‘Our mission is to save Jerusalem,’ Abbas tells Fatah supporters in TV address to huge Gaza rally
100,000 join anniversary celebration in Hamas-controlled Strip, signaling growing detente between Palestinian rivals
By Times of Israel staff and APJanuary 4, 2013, 1:18 pmUpdated: January 4, 2013, 2:31 pm5 | The Times of Israel
Tens of thousands of Fatah supporters rallying in Gaza City Friday. (photo credit: AP/Adel Hana)
Palestinian Authority President Mahmoud Abbas’s Fatah party staged a massive rally Friday in the Gaza Strip, the first such gathering in the territory since Hamas seized control there in 2007 and a reflection of the warming ties between the two rival factions.
In a speech from his Ramallah headquarters in the West Bank, Abbas declared that “victory is near… We will soon meet in Gaza.”
He named a list of Palestinians killed in decades of struggle against Israel — including those from rival Palestinian movements, such as Hamas’s spiritual leader Sheikh Ahmed Yassin. He said that when Fatah was founded, the Palestinians’ situation was far worse than today. “The world didn’t recognize us. We didn’t have a state or an entity on the political map,” he said. “We were regarded as refugees who needed charity.” But “a trailblazing force” had insistently sought to change that, a process that culminated at the UN, he said, when the General Assembly on November 29 upgraded the Palestinians’ status.
Protesting the “occupation and blockade” imposed by Israel, and the expansion of settlements in Jerusalem, Abbas declared, “Our mission is to unify our efforts to save Jerusalem our capital.”
Throngs had camped out overnight in a downtown Gaza square to ensure themselves a spot for the anniversary commemoration of Fatah founding, and tens of thousands marched early Friday carrying Fatah banners. By early afternoon, a hundred thousand people had gathered, Israel Radio reported.
Top party officials arrived in Gaza for the first time since they were ousted from Gaza by Hamas rivals in 2007.
“There is no substitute for national unity,” Abbas said in the televised address.
Senior Fatah official Nabil Shaath said the party received a congratulatory message from Hamas’s Gaza Prime Minister Ismail Haniyeh, who expressed hope that the two factions could reconcile their differences and work together as joint representatives of the Palestinian people.
“This festival will be like a wedding celebration for Palestine, Jerusalem, the prisoners, the refugees and all the Palestinians,” said Shaath.

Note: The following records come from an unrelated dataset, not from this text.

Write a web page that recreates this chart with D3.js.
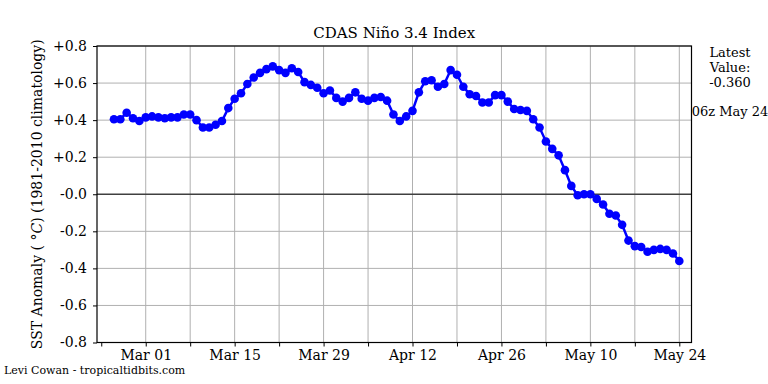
<!DOCTYPE html>
<html>
<head>
<meta charset="utf-8">
<script src="https://cdn.jsdelivr.net/npm/d3@7"></script>
<style>
  body { margin: 0; background: #fff; }
  text { font-family: "DejaVu Serif", serif; fill: #000; }
</style>
</head>
<body>
<div id="chart"></div>
<script>
// daily CDAS nino 3.4 values, first value is 24 Feb
var startDate = Date.UTC(2023, 1, 24);
var values = [
  0.405, 0.405, 0.44, 0.41, 0.395, 0.415, 0.42, 0.415, 0.41, 0.415,
  0.415, 0.43, 0.43, 0.40, 0.36, 0.36, 0.375, 0.395, 0.465, 0.515,
  0.545, 0.595, 0.63, 0.655, 0.675, 0.69, 0.67, 0.655, 0.68, 0.66,
  0.605, 0.59, 0.575, 0.545, 0.56, 0.52, 0.50, 0.52, 0.55, 0.515,
  0.505, 0.52, 0.525, 0.505, 0.43, 0.395, 0.42, 0.45, 0.55, 0.61,
  0.615, 0.58, 0.595, 0.67, 0.645, 0.58, 0.54, 0.53, 0.495, 0.495,
  0.535, 0.535, 0.50, 0.46, 0.455, 0.45, 0.405, 0.36, 0.285, 0.245,
  0.21, 0.13, 0.045, -0.005, 0.0, 0.0, -0.025, -0.055, -0.105, -0.115,
  -0.165, -0.25, -0.28, -0.285, -0.31, -0.30, -0.295, -0.30, -0.32, -0.36
];
var yTicks = [-0.8, -0.6, -0.4, -0.2, 0, 0.2, 0.4, 0.6, 0.8];
var latestLines = ["Latest", "Value:", "-0.360"];
var latestTime = "06z May 24";

var W = 768, H = 384;
var m = {left: 97, right: 691.5, top: 46, bottom: 342.5};
var DAY = 86400000;

var svg = d3.select("#chart").append("svg")
  .attr("width", W).attr("height", H);

var data = values.map(function(v, i){
  return {date: new Date(startDate + i * DAY), value: v};
});

var x = d3.scaleUtc()
  .domain([new Date(Date.UTC(2023, 2, 1) - 7.67 * DAY), new Date(Date.UTC(2023, 4, 24) + 1.92 * DAY)])
  .range([m.left, m.right]);
var y = d3.scaleLinear().domain([-0.8, 0.8]).range([m.bottom, m.top]);

// weekly ticks, every second one labelled (Mar 01, Mar 15, ...)
var weekTicks = d3.range(-7, 85, 7).map(function(k){
  return new Date(Date.UTC(2023, 2, 1) + k * DAY);
});
var fmt = d3.utcFormat("%b %d");

// grid
svg.append("g").selectAll("line")
  .data(weekTicks.slice(1))
  .enter().append("line")
  .attr("x1", function(d){ return x(d); }).attr("x2", function(d){ return x(d); })
  .attr("y1", m.top).attr("y2", m.bottom)
  .attr("stroke", "#b0b0b0").attr("stroke-width", 1);
svg.append("g").selectAll("line")
  .data(yTicks.filter(function(d){ return d != 0; }))
  .enter().append("line")
  .attr("x1", m.left).attr("x2", m.right)
  .attr("y1", function(d){ return y(d); }).attr("y2", function(d){ return y(d); })
  .attr("stroke", "#b0b0b0").attr("stroke-width", 1);
// zero line
svg.append("line")
  .attr("x1", m.left).attr("x2", m.right)
  .attr("y1", y(0)).attr("y2", y(0))
  .attr("stroke", "#404040").attr("stroke-width", 1.3);

// series
var line = d3.line()
  .x(function(d){ return x(d.date); })
  .y(function(d){ return y(d.value); });
svg.append("path").datum(data)
  .attr("d", line)
  .attr("fill", "none").attr("stroke", "#0000ff").attr("stroke-width", 2.5);
svg.append("g").selectAll("circle")
  .data(data).enter().append("circle")
  .attr("cx", function(d){ return x(d.date); })
  .attr("cy", function(d){ return y(d.value); })
  .attr("r", 4.3).attr("fill", "#0000ff");

// frame
svg.append("rect")
  .attr("x", m.left).attr("y", m.top)
  .attr("width", m.right - m.left).attr("height", m.bottom - m.top)
  .attr("fill", "none").attr("stroke", "#000").attr("stroke-width", 1.2);

// axes
var xAxis = d3.axisBottom(x).tickValues(weekTicks).tickSize(4).tickPadding(4)
  .tickFormat(function(d, i){ return i % 2 == 1 ? fmt(d) : ""; });
var gx = svg.append("g").attr("transform", "translate(0," + m.bottom + ")").call(xAxis);
gx.select(".domain").remove();
gx.selectAll("text").attr("font-size", 14).attr("font-family", "DejaVu Serif");

var yAxis = d3.axisLeft(y).tickValues(yTicks).tickSize(4).tickPadding(6)
  .tickFormat(function(d){ return (d > 0.0001 ? "+" : "-") + Math.abs(d).toFixed(1); });
var gy = svg.append("g").attr("transform", "translate(" + m.left + ",0)").call(yAxis);
gy.select(".domain").remove();
gy.selectAll("text").attr("font-size", 14).attr("font-family", "DejaVu Serif");

// titles
svg.append("text")
  .attr("x", (m.left + m.right) / 2).attr("y", 38)
  .attr("text-anchor", "middle").attr("font-size", 15)
  .text("CDAS Niño 3.4 Index");

var yl = svg.append("text")
  .attr("transform", "translate(42," + ((m.top + m.bottom) / 2) + ") rotate(-90)")
  .attr("text-anchor", "middle").attr("font-size", 14);
yl.append("tspan").text("SST Anomaly ( ");
yl.append("tspan").text("°");
yl.append("tspan").attr("font-style", "italic").text("C");
yl.append("tspan").text(") (1981-2010 climatology)");

svg.append("text")
  .attr("x", 4).attr("y", 374).attr("font-size", 11)
  .text("Levi Cowan - tropicaltidbits.com");

svg.append("g").selectAll("text")
  .data(latestLines).enter().append("text")
  .attr("x", 730).attr("y", function(d, i){ return 57 + i * 15; })
  .attr("text-anchor", "middle").attr("font-size", 13)
  .text(function(d){ return d; });
svg.append("text")
  .attr("x", 730).attr("y", 116)
  .attr("text-anchor", "middle").attr("font-size", 13)
  .text(latestTime);
</script>
</body>
</html>
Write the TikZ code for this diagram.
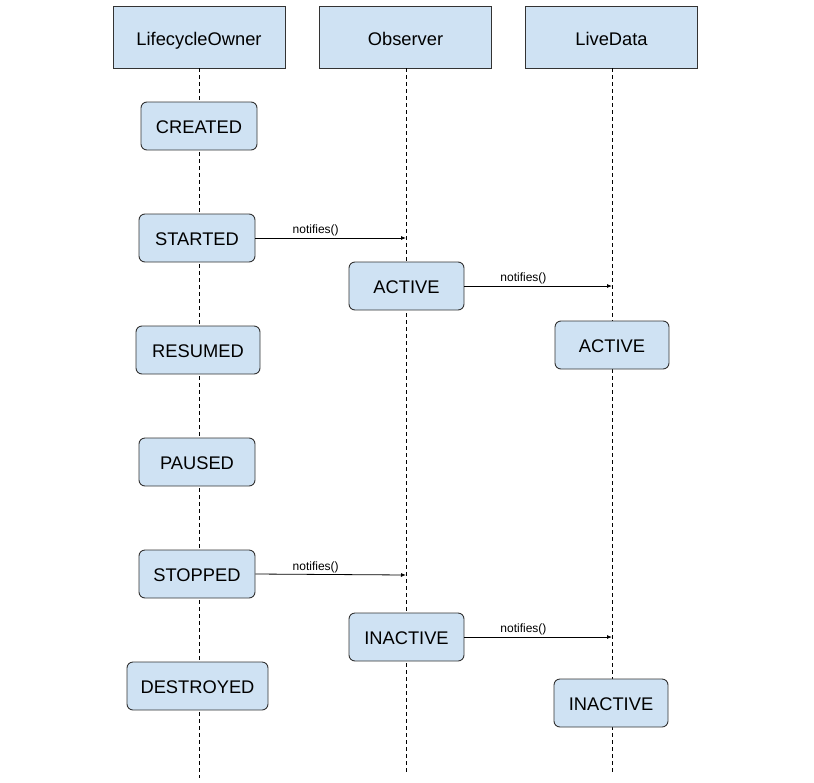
\documentclass[tikz,border=0pt]{standalone}
\usepackage{fontspec}
\setmainfont{Liberation Sans}
\usetikzlibrary{arrows.meta}
\definecolor{boxfill}{HTML}{CFE2F3}
\definecolor{boxline}{HTML}{333333}
\begin{document}
\begin{tikzpicture}[x=1pt,y=-1pt,
  header/.style={draw=boxline, fill=boxfill, line width=0.9pt, minimum width=172pt, minimum height=62pt, inner sep=0pt, text height=17pt, text depth=0pt, font=\fontsize{18.3}{21}\selectfont},
  state/.style={draw=boxline, fill=boxfill, line width=0.9pt, rounded corners=6pt, minimum height=48pt, inner sep=0pt, text height=15pt, text depth=0pt, font=\fontsize{18.3}{21}\selectfont},
  lifeline/.style={draw=black, line width=0.8pt, dash pattern=on 4pt off 3pt},
  msg/.style={draw=black, line width=0.8pt, -{Latex[length=5pt,width=4pt]}},
  msglabel/.style={font=\fontsize{12}{14}\selectfont, above, inner sep=1.5pt, pos=0.4}
]
\useasboundingbox (0,0) rectangle (814,782);
% headers
\node[header] (lo) at (199,37) {LifecycleOwner};
\node[header] (ob) at (405.5,37) {Observer};
\node[header] (ld) at (611.5,37) {LiveData};
% lifeline ends
\coordinate (loend) at (199,778);
\coordinate (obend) at (406,772);
\coordinate (ldend) at (612,774);
\draw[lifeline] (lo.south) -- (loend);
\draw[lifeline] (ob.south -| obend) -- (obend);
\draw[lifeline] (ld.south -| ldend) -- (ldend);
% states
\node[state, minimum width=116pt] (created) at (199,126) {CREATED};
\node[state, minimum width=116pt] (started) at (197,238) {STARTED};
\node[state, minimum width=124pt] (resumed) at (198,350) {RESUMED};
\node[state, minimum width=116pt] (paused) at (197,462) {PAUSED};
\node[state, minimum width=116pt] (stopped) at (197,574) {STOPPED};
\node[state, minimum width=141pt] (destroyed) at (197.5,686) {DESTROYED};
\node[state, minimum width=115pt] (obactive) at (406.5,286) {ACTIVE};
\node[state, minimum width=114pt] (ldactive) at (612,345) {ACTIVE};
\node[state, minimum width=115pt] (obinactive) at (406.5,637) {INACTIVE};
\node[state, minimum width=114pt] (ldinactive) at (611,703) {INACTIVE};
% message targets
\coordinate (t1) at (406,238);
\coordinate (t2) at (612,286);
\coordinate (t3) at (406,575);
\coordinate (t4) at (612,637);
\draw[msg] (started.east) -- node[msglabel]{notifies()} (t1);
\draw[msg] (obactive.east) -- node[msglabel]{notifies()} (t2);
\draw[msg] (stopped.east) -- node[msglabel]{notifies()} (t3);
\draw[msg] (obinactive.east) -- node[msglabel]{notifies()} (t4);
\end{tikzpicture}
\end{document}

Reconciliation between the two factions, however, is still far from coming to fruition. Hamas chief Khaled Mashaal, considered more pragmatic than Hamas’s Gaza-based hard-line leaders, forged a reconciliation agreement with Abbas in 2011.
But the Gaza-based leadership, unsupportive of the agreement, has held up implementing it. Also, Fatah enjoys Western support and it has been pressured not to forge a unity deal with the terrorist Hamas, which calls for Israel’s destruction.
Fadwa Taleb, 46, who worked as a police officer during the previous rule of Fatah, gathered at the rally with her family. “We feel like birds freed from our cage today,” Taleb said. “We are happy and feel powerful again.”
A Gaza security official said a Fatah-linked former aide to the late Palestinian leader Yasser Arafat died of a heart attack in the square overnight, saying he was shocked by the large crowd that was allowed to gather.
In the West Bank, Abbas signed a presidential decree changing the name of the Palestinian Authority to the “State of Palestine,” following the Palestinians’ upgraded status at the United Nations as a non-member observer state.
According to the decree, reported by the official Palestinian news agency Wafa Thursday night, all stamps, signs, and official letterhead will be changed to bear the new name.
It is the first concrete, albeit symbolic, step the Palestinians have taken following the November decision by the United Nations. Abbas has hesitated to take more dramatic steps, like filing war crimes indictments against Israel at the International Criminal Court, a tactic that only a recognized state can carry out.
With the vast crowds waving yellow Fatah flags and chanting slogans, the large Friday rally to celebrate the movement’s 48th anniversary was a sign of growing detente with Hamas.
A number of Fatah activists and officials traveled from the West Bank to Gaza for the rally, including Jibril Rajoub, who formerly headed the Palestinian security forces in the West Bank; negotiator Shaath, Fatah cofounder Abdul Aziz Shaheen; and Fadwa Barghouti, the wife of jailed activist Marwan Barghouti.
In early December, Hamas celebrated its own anniversary, holding rallies in several West Bank cities for the first time in five years.
Hamas has gained new support among Palestinians following eight days of fighting with Israel in November, in which its terrorists fired some 1,500 rockets into Israel.